Harvard physicists have shown that specially treated
diamond coatings can keep water frozen at body temperature, a finding
that may have applications in future medical implants. Doctoral student
Alexander Wissner-Gross and Efthimios Kaxiras, physics professor and Gordon
McKay Professor of Applied Physics, spent a year building and examining
computer models that showed that a layer of diamond coated with sodium
atoms will keep water frozen up to 108 degrees Fahrenheit.
In ice, water molecules are arranged in a rigid framework
that gives the substance its hardness. The process of melting is somewhat
like a building falling down: pieces that had been arranged into a rigid
structure move and flow against one another, becoming liquid water. The
computer model shows that whenever a water molecule near the diamond-sodium
surface starts to fall out of place, the surface stabilizes it and reassembles
the crystalline ice structure.
Simulations show that the process works only for layers
of ice so thin they're just a few molecules wide - three nanometers at
room temperature and two nanometers at body temperature. A nanometer is
a billionth of a meter. The layer should be thick enough to form a biologically
compatible shield over the diamond surface and to make diamond coatings
more useful in medical devices, Wissner-Gross said.
The work is not the first showing that water can freeze at high temperatures.
Dutch scientists had shown previously that ice can form at room temperature
if placed between a tiny tungsten tip and a graphite surface. Kaxiras
and Wissner-Gross's work shows that ice can be maintained over a
large area at body temperature and pressure.
Device manufacturers have been considering using diamond coatings in
medical implants because of their hardness. Concerns have been raised,
however, because the coatings are difficult to get absolutely smooth,
abrasion of the tissue surrounding the implant could result, and that
diamond might have a higher chance of causing blood clots than other materials.

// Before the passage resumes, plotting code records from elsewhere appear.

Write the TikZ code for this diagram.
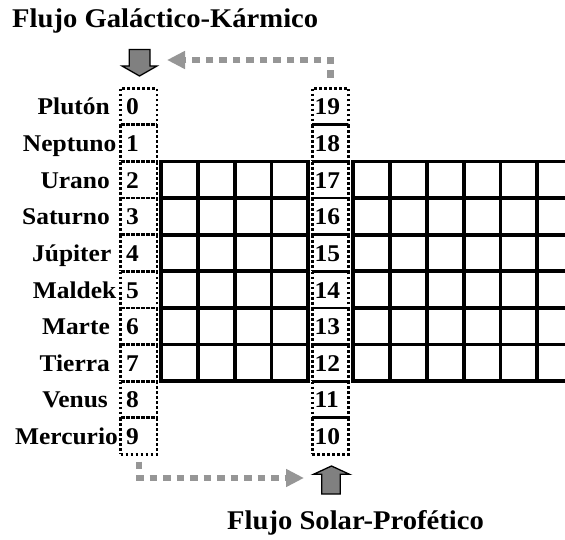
\documentclass[tikz,border=0pt]{standalone}
\usepackage{fontspec}
\setmainfont{Liberation Serif}[FakeStretch=1.06]
\usetikzlibrary{arrows.meta}
\definecolor{dotgray}{RGB}{150,150,150}
\definecolor{blockgray}{RGB}{128,128,128}
\begin{document}
\begin{tikzpicture}[x=1pt,y=-1pt,
  lbl/.style={font=\fontsize{24}{26}\selectfont\bfseries, inner sep=0pt, anchor=base east},
  num/.style={font=\fontsize{24}{26}\selectfont\bfseries, inner sep=0pt, anchor=base west},
  cellbox/.style={draw=black, line width=2.8pt, dash pattern=on 2.8pt off 2.2pt,
    minimum width=36.5pt, minimum height=36.6pt, inner sep=0pt},
  gridline/.style={line width=3.8pt, black, line cap=rect},
  flow/.style={dotgray, line width=6.5pt, dash pattern=on 7.5pt off 6pt,
    -{Triangle[length=18pt,width=17pt]}},
  titletext/.style={font=\fontsize{27}{29}\selectfont\bfseries, inner sep=0pt, anchor=base west},
  blockarrow/.style={fill=blockgray, draw=black, line width=1.3pt, line join=miter}
]
\useasboundingbox (0,0) rectangle (565,540);

% grids
\foreach \k in {2,...,8} {
  \draw[gridline] (161,88.3+36.6*\k) -- (308.2,88.3+36.6*\k);
  \draw[gridline] (353.3,88.3+36.6*\k) -- (575,88.3+36.6*\k);
}
\foreach \j in {0,...,4} {
  \draw[gridline] (161+36.8*\j,161.5) -- (161+36.8*\j,381.1);
}
\foreach \j in {0,...,6} {
  \draw[gridline] (353.3+36.8*\j,161.5) -- (353.3+36.8*\j,381.1);
}

% dotted cells and numbers
\foreach \i in {0,...,9} {
  \node[cellbox] (L\i) at (138.8,106.6+36.6*\i) {};
  \node[cellbox] (R\i) at (330.5,106.6+36.6*\i) {};
  \pgfmathtruncatemacro\rn{19-\i}
  \node[num] (nL\i) at (126,115+36.6*\i) {\i};
  \node[num] (nR\i) at (314.5,115+36.6*\i) {\rn};
}

% planet labels
\foreach \pl/\xe [count=\i from 0] in {Plutón/110,Neptuno/116.5,Urano/110,Saturno/110,Júpiter/111.5,Maldek/116.5,Marte/110,Tierra/110,Venus/108,Mercurio/118} {
  \node[lbl] (P\i) at (\xe,115+36.6*\i) {\pl};
}

% block arrows
\draw[blockarrow] (129.3,49.5) -- (150,49.5) -- (150,66) -- (157,66) -- (139.5,76)
  -- (122,66) -- (129.3,66) -- cycle;
\draw[blockarrow] (321.7,494) -- (340.3,494) -- (340.3,474.3) -- (349.5,474.3)
  -- (331.5,466) -- (313.5,474.3) -- (321.7,474.3) -- cycle;

% flow connectors
\coordinate (topend) at (167,60);
\coordinate (botend) at (304,478);
\draw[flow] ([yshift=9pt]R0.north) |- (topend);
\draw[flow] ([yshift=-6pt]L9.south) |- (botend);

% titles
\node[titletext] (t1) at (12,27.5) {Flujo Galáctico-Kármico};
\node[titletext] (t2) at (227,529.5) {Flujo Solar-Profético};
\end{tikzpicture}
\end{document}
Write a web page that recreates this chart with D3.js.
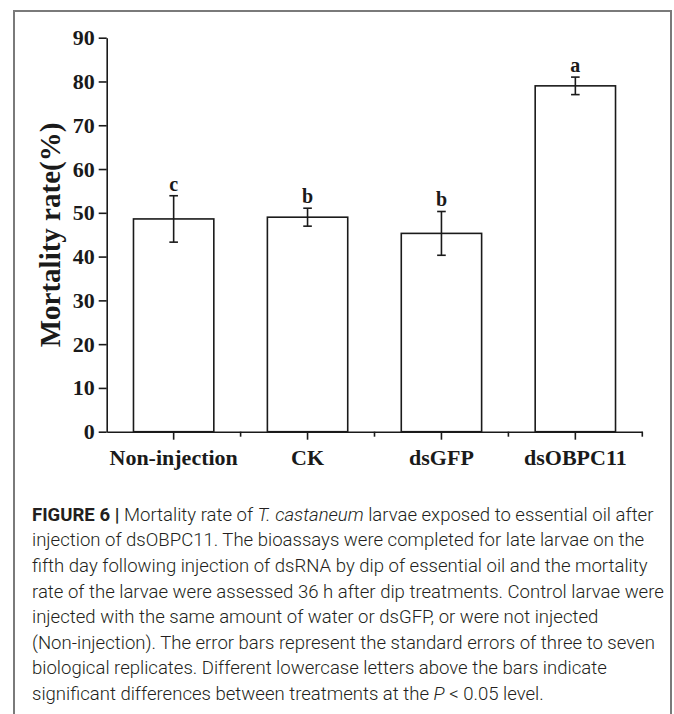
<!DOCTYPE html>
<html>
<head>
<meta charset="utf-8">
<script src="https://cdn.jsdelivr.net/npm/d3@7/dist/d3.min.js"></script>
<style>
  html, body { margin: 0; padding: 0; background: #fff; }
  svg { display: block; }
</style>
</head>
<body>
<svg id="chart" width="674" height="714"></svg>
<script>
// ---- data ----
const categories = ["Non-injection", "CK", "dsGFP", "dsOBPC11"];
const mortality = [48.6, 49.0, 45.3, 79.0];
const stdErr = [5.3, 2.05, 5.0, 2.0];
const sigLetters = ["c", "b", "b", "a"];
const yTicks = [0, 10, 20, 30, 40, 50, 60, 70, 80, 90];
const yLabel = "Mortality rate(%)";
const captionLines = [
  [{t: "FIGURE 6 | ", b: true}, {t: "Mortality rate of "}, {t: "T. castaneum", i: true}, {t: " larvae exposed to essential oil after"}],
  [{t: "injection of dsOBPC11. The bioassays were completed for late larvae on the"}],
  [{t: "fifth day following injection of dsRNA by dip of essential oil and the mortality"}],
  [{t: "rate of the larvae were assessed 36 h after dip treatments. Control larvae were"}],
  [{t: "injected with the same amount of water or dsGFP, or were not injected"}],
  [{t: "(Non-injection). The error bars represent the standard errors of three to seven"}],
  [{t: "biological replicates. Different lowercase letters above the bars indicate"}],
  [{t: "significant differences between treatments at the "}, {t: "P", i: true}, {t: " < 0.05 level."}]
];

const svg = d3.select("#chart");
const serif = "'Liberation Serif', 'Times New Roman', serif";
const ink = "#1a1a1a";

// outer frame
svg.append("rect").attr("x", 14).attr("y", 11).attr("width", 657).attr("height", 720)
  .attr("fill", "none").attr("stroke", "#7a7a7a").attr("stroke-width", 2);

const x0 = 106.7, x1 = 642.3, yTop = 37.7, yBot = 431.7;
const x = d3.scaleBand().domain(categories).range([x0, x1]).paddingInner(0).paddingOuter(0);
const y = d3.scaleLinear().domain([0, 90]).range([yBot, yTop]);
const bw = x.bandwidth();
const barW = bw * 0.6;

const g = svg.append("g");

// bars
g.selectAll("rect.bar").data(categories).join("rect")
  .attr("class", "bar")
  .attr("x", d => x(d) + (bw - barW) / 2)
  .attr("y", (d, i) => y(mortality[i]))
  .attr("width", barW)
  .attr("height", (d, i) => yBot - y(mortality[i]))
  .attr("fill", "#fff").attr("stroke", ink).attr("stroke-width", 1.6);

// error bars
const cap = 4.3;
categories.forEach((c, i) => {
  const cx = x(c) + bw / 2;
  const hi = y(mortality[i] + stdErr[i]), lo = y(mortality[i] - stdErr[i]);
  g.append("line").attr("x1", cx).attr("x2", cx).attr("y1", hi).attr("y2", lo)
    .attr("stroke", ink).attr("stroke-width", 1.6);
  [hi, lo].forEach(v => g.append("line").attr("x1", cx - cap).attr("x2", cx + cap)
    .attr("y1", v).attr("y2", v).attr("stroke", ink).attr("stroke-width", 1.6));
  g.append("text").attr("x", cx).attr("y", hi - 5)
    .attr("text-anchor", "middle").attr("font-family", serif).attr("font-weight", "bold")
    .attr("font-size", 20).attr("fill", ink).text(sigLetters[i]);
});

// y axis
const yAxis = g.append("g").attr("transform", `translate(${x0},0)`)
  .call(d3.axisLeft(y).tickValues(yTicks).tickSize(8).tickPadding(4).tickSizeOuter(0));
yAxis.select(".domain").attr("stroke", ink).attr("stroke-width", 1.6);
yAxis.selectAll(".tick line").attr("stroke", ink).attr("stroke-width", 1.6);
yAxis.selectAll(".tick text").attr("font-family", serif).attr("font-weight", "bold")
  .attr("font-size", 22).attr("fill", ink);

// x axis
const xAxis = g.append("g").attr("transform", `translate(0,${yBot})`)
  .call(d3.axisBottom(x).tickSize(8).tickPadding(10).tickSizeOuter(0));
xAxis.select(".domain").attr("stroke", ink).attr("stroke-width", 1.6);
xAxis.selectAll(".tick line").attr("stroke", ink).attr("stroke-width", 1.6);
xAxis.selectAll(".tick text").attr("font-family", serif).attr("font-weight", "bold")
  .attr("font-size", 22).attr("fill", ink);
// minor ticks at band boundaries
xAxis.selectAll("line.minor").data(categories).join("line").attr("class", "minor")
  .attr("x1", d => x(d) + bw).attr("x2", d => x(d) + bw)
  .attr("y1", 0).attr("y2", 5).attr("stroke", ink).attr("stroke-width", 1.6);

// y title
svg.append("text").attr("transform", `translate(60,235) rotate(-90)`)
  .attr("text-anchor", "middle").attr("font-family", serif).attr("font-weight", "bold")
  .attr("font-size", 29).attr("fill", ink).text(yLabel);

// caption
const cap0 = 520.7, capStep = 25.6, capX = 32;
const capG = svg.append("g").attr("font-family", "Roboto, 'Liberation Sans', sans-serif")
  .attr("font-weight", 300).attr("fill", "#231f20");
const lineEls = [];
captionLines.forEach((parts, li) => {
  const t = capG.append("text").attr("x", capX).attr("y", cap0 + li * capStep);
  parts.forEach(p => {
    const s = t.append("tspan").text(p.t);
    if (p.b) s.attr("font-weight", 700);
    if (p.i) s.attr("font-style", "italic");
  });
  lineEls.push(t);
});
// size font so the first line spans the measured width
capG.attr("font-size", 16);
const w0 = lineEls[0].node().getComputedTextLength();
capG.attr("font-size", 16 * 622 / w0);
</script>
</body>
</html>
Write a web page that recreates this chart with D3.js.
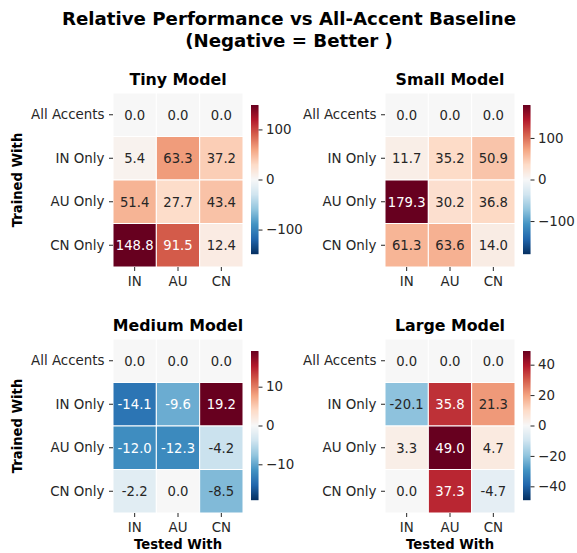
<!DOCTYPE html>
<html>
<head>
<meta charset="utf-8">
<script src="https://cdn.jsdelivr.net/npm/d3@7"></script>
<style>
  body { margin: 0; background: #fff; }
  svg text { font-family: "DejaVu Sans", sans-serif; }
</style>
</head>
<body>
<svg width="577" height="553"></svg>
<script>
// data
var trainedWith = ["All Accents", "IN Only", "AU Only", "CN Only"];
var testedWith = ["IN", "AU", "CN"];
var modelNames = ["Tiny Model", "Small Model", "Medium Model", "Large Model"];
var tinyValues = [[0.0, 0.0, 0.0], [5.4, 63.3, 37.2], [51.4, 27.7, 43.4], [148.8, 91.5, 12.4]];
var smallValues = [[0.0, 0.0, 0.0], [11.7, 35.2, 50.9], [179.3, 30.2, 36.8], [61.3, 63.6, 14.0]];
var mediumValues = [[0.0, 0.0, 0.0], [-14.1, -9.6, 19.2], [-12.0, -12.3, -4.2], [-2.2, 0.0, -8.5]];
var largeValues = [[0.0, 0.0, 0.0], [-20.1, 35.8, 21.3], [3.3, 49.0, 4.7], [0.0, 37.3, -4.7]];
var tinyTicks = [-100, 0, 100];
var smallTicks = [-100, 0, 100];
var mediumTicks = [-10, 0, 10];
var largeTicks = [-40, -20, 0, 20, 40];

var allValues = [tinyValues, smallValues, mediumValues, largeValues];
var allTicks = [tinyTicks, smallTicks, mediumTicks, largeTicks];

// matplotlib RdBu_r stops
var rdbuR = ["#053061", "#2166ac", "#4393c3", "#92c5de", "#d1e5f0", "#f7f7f7",
             "#fddbc7", "#f4a582", "#d6604d", "#b2182b", "#67001f"];

var svg = d3.select("svg");

svg.append("text").attr("x", 289).attr("y", 25).attr("text-anchor", "middle")
    .attr("font-size", 18.2).attr("font-weight", "bold")
    .text("Relative Performance vs All-Accent Baseline");
svg.append("text").attr("x", 289).attr("y", 47).attr("text-anchor", "middle")
    .attr("font-size", 18.2).attr("font-weight", "bold")
    .text("(Negative = Better )");

var hmW = 130, hmH = 174;
var colX = [113, 385], rowY = [93, 339];
var tickFont = 13.4;

function luminance(c) {
    var rgb = d3.rgb(c);
    var ch = [rgb.r, rgb.g, rgb.b].map(function(v) {
        v = v / 255;
        return v <= 0.03928 ? v / 12.92 : Math.pow((v + 0.055) / 1.055, 2.4);
    });
    return 0.2126 * ch[0] + 0.7152 * ch[1] + 0.0722 * ch[2];
}

allValues.forEach(function(vals, k) {
    var col = k % 2, row = Math.floor(k / 2);
    var g = svg.append("g").attr("transform", "translate(" + colX[col] + "," + rowY[row] + ")");
    var vmax = d3.max(vals, function(r) { return d3.max(r, function(v) { return Math.abs(v); }); });

    var color = d3.scaleLinear()
        .domain(d3.range(11).map(function(i) { return -vmax + i * vmax / 5; }))
        .range(rdbuR)
        .interpolate(d3.interpolateRgb)
        .clamp(true);

    var x = d3.scaleBand().domain(testedWith).range([0, hmW]);
    var y = d3.scaleBand().domain(trainedWith).range([0, hmH]);

    var cells = [];
    vals.forEach(function(r, i) {
        r.forEach(function(v, j) { cells.push({ row: trainedWith[i], col: testedWith[j], v: v }); });
    });

    g.selectAll("rect.cell").data(cells).enter().append("rect")
        .attr("class", "cell")
        .attr("x", function(d) { return x(d.col); })
        .attr("y", function(d) { return y(d.row); })
        .attr("width", x.bandwidth())
        .attr("height", y.bandwidth())
        .attr("fill", function(d) { return color(d.v); })
        .attr("stroke", "#fff")
        .attr("stroke-width", 1);

    g.selectAll("text.annot").data(cells).enter().append("text")
        .attr("class", "annot")
        .attr("x", function(d) { return x(d.col) + x.bandwidth() / 2; })
        .attr("y", function(d) { return y(d.row) + y.bandwidth() / 2; })
        .attr("dy", "0.36em")
        .attr("text-anchor", "middle")
        .attr("font-size", 13.2)
        .attr("fill", function(d) { return luminance(color(d.v)) > 0.408 ? "#262626" : "#fff"; })
        .text(function(d) { return d.v.toFixed(1); });

    // axes
    var yAxis = g.append("g").call(d3.axisLeft(y).tickSize(4).tickPadding(4.5));
    var xAxis = g.append("g").attr("transform", "translate(0," + hmH + ")")
        .call(d3.axisBottom(x).tickSize(4).tickPadding(5.5));
    [yAxis, xAxis].forEach(function(a) {
        a.select(".domain").remove();
        a.selectAll("text").attr("font-size", tickFont).attr("fill", "#262626").attr("font-family", "DejaVu Sans");
        a.selectAll("line").attr("stroke", "#262626");
    });

    g.append("text").attr("x", hmW / 2).attr("y", -8).attr("text-anchor", "middle")
        .attr("font-size", 15.8).attr("font-weight", "bold").text(modelNames[k]);

    if (col === 0) {
        g.append("text")
            .attr("transform", "translate(-91," + (hmH / 2) + ") rotate(-90)")
            .attr("text-anchor", "middle").attr("font-size", 13.2).attr("font-weight", "bold")
            .text("Trained With");
    }
    if (row === 1) {
        g.append("text").attr("x", hmW / 2).attr("y", hmH + 36).attr("text-anchor", "middle")
            .attr("font-size", 13.2).attr("font-weight", "bold").text("Tested With");
    }

    // colorbar
    var cbX = 138, cbY = 12, cbW = 7.5, cbH = 149;
    var cbScale = d3.scaleLinear().domain([-vmax, vmax]).range([cbY + cbH, cbY]);
    var steps = d3.range(0, cbH, 1);
    g.selectAll("rect.cb").data(steps).enter().append("rect")
        .attr("class", "cb")
        .attr("x", cbX).attr("y", function(s) { return cbY + s; })
        .attr("width", cbW).attr("height", 1.2)
        .attr("fill", function(s) { return color(cbScale.invert(cbY + s + 0.5)); });
    var cbAxis = g.append("g").attr("transform", "translate(" + (cbX + cbW) + ",0)")
        .call(d3.axisRight(cbScale).tickValues(allTicks[k]).tickSize(4).tickPadding(3.5)
            .tickFormat(function(v) { return v < 0 ? "\u2212" + Math.abs(v) : String(v); }));
    cbAxis.select(".domain").remove();
    cbAxis.selectAll("text").attr("font-size", tickFont).attr("fill", "#262626").attr("font-family", "DejaVu Sans");
    cbAxis.selectAll("line").attr("stroke", "#262626");
});
</script>
</body>
</html>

Wissner-Gross said a two-nanometer layer of ice would
just fill the pits in the diamond surface, smoothing it out and discouraging
clotting proteins from attaching to the surface. "It should be just soft
enough and water-friendly enough to smooth out diamond's disadvantages,"
Wissner-Gross said.
Wissner-Gross and Kaxiras are planning experiments to confirm the computerized
findings in the real world. Wissner-Gross said they expect results within
a year.
"We're reasonably confident we'll be able to realize
the effect experimentally," Wissner-Gross said. Wissner-Gross, who has
been a doctoral student at Harvard since 2003, said the research grew
out of an interest in the physical interaction of nanostructured surfaces
with molecules that are biologically relevant, such as water. Diamond
films are growing cheaper, Wissner-Gross said, and as their cost declines
the array of possible uses of the material grows wider.
"We both had this notion that it would be very interesting
to combine theory with respect to diamond surfaces with what's going on
in cryobiology," Wissner-Gross said. "We were thinking about how we could
leverage this long-term trend [of declining prices] to do something interesting
in the medical field." The work has won Wissner-Gross the 2007 Dan David
Prize Scholarship from Tel Aviv University and the 2007 Graduate Student
Silver Award from the Materials Research Society.
Wissner-Gross, who expects to graduate in June 2008, said he plans to
continue work not only on this project, but on other efforts concerning
the physics of surfaces that have novel properties.